For a long time, we treated AI like a tool.

Something that could autocomplete code, summarize long documents, generate images, or answer simple questions. It felt useful, but still limited. The human was always the thinker, and AI was just the assistant.

That line is slowly becoming blurry.

Today, AI can reason through problems, debug code, write product strategies, explain complex systems, generate architecture diagrams, and even challenge our assumptions. It does not just give answers anymore. It can break down problems in a way that looks very close to thinking.

For developers, this is both exciting and uncomfortable.

We used to believe that writing syntax was the main skill. Then AI made syntax cheap. Now we say problem solving matters more. But AI is also getting better at problem solving. It can compare approaches, suggest tradeoffs, identify bugs, and explain why one solution is better than another.

So the real question is not whether AI will overtake human thinking completely.

The better question is: what kind of thinking will still matter?

Blind execution will lose value. Copying tutorials will lose value. Writing basic CRUD apps will lose value. But taste, judgment, creativity, clarity, and understanding real human problems will become more important.

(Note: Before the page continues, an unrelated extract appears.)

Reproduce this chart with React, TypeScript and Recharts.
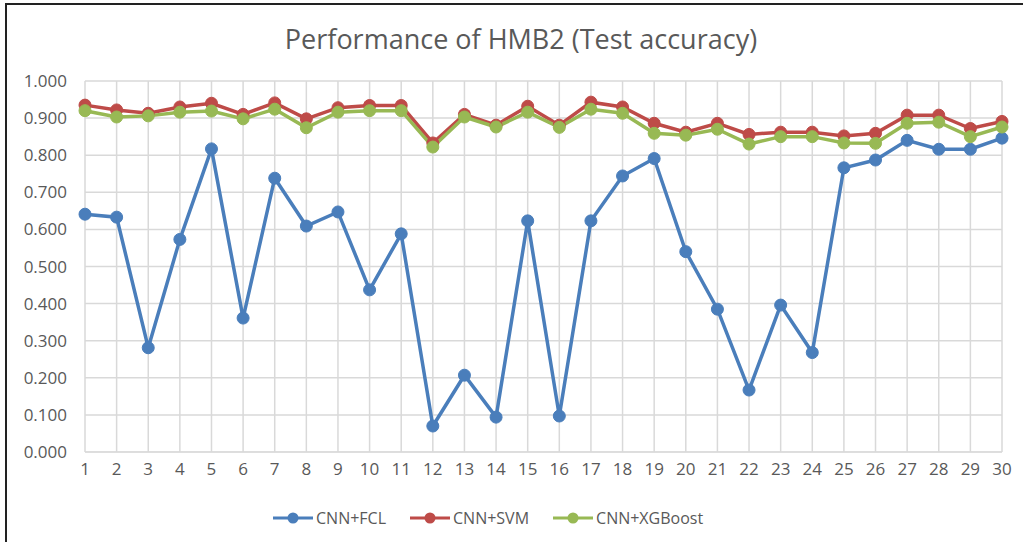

AI can generate ten solutions in seconds, but someone still has to decide which one is actually useful. AI can write code fast, but someone still has to understand the product, the users, the constraints, and the long term impact.

The future developer will not be the person who simply writes code.

The future developer will be the person who knows what to build, why it matters, how to guide AI properly, and how to judge the output with real understanding.

AI may overtake many thinking tasks, but it will also expose who was truly thinking in the first place.

The people who only memorized steps will struggle.

The people who understand systems, ask better questions, and keep learning will become more powerful than ever.

Top comments (2)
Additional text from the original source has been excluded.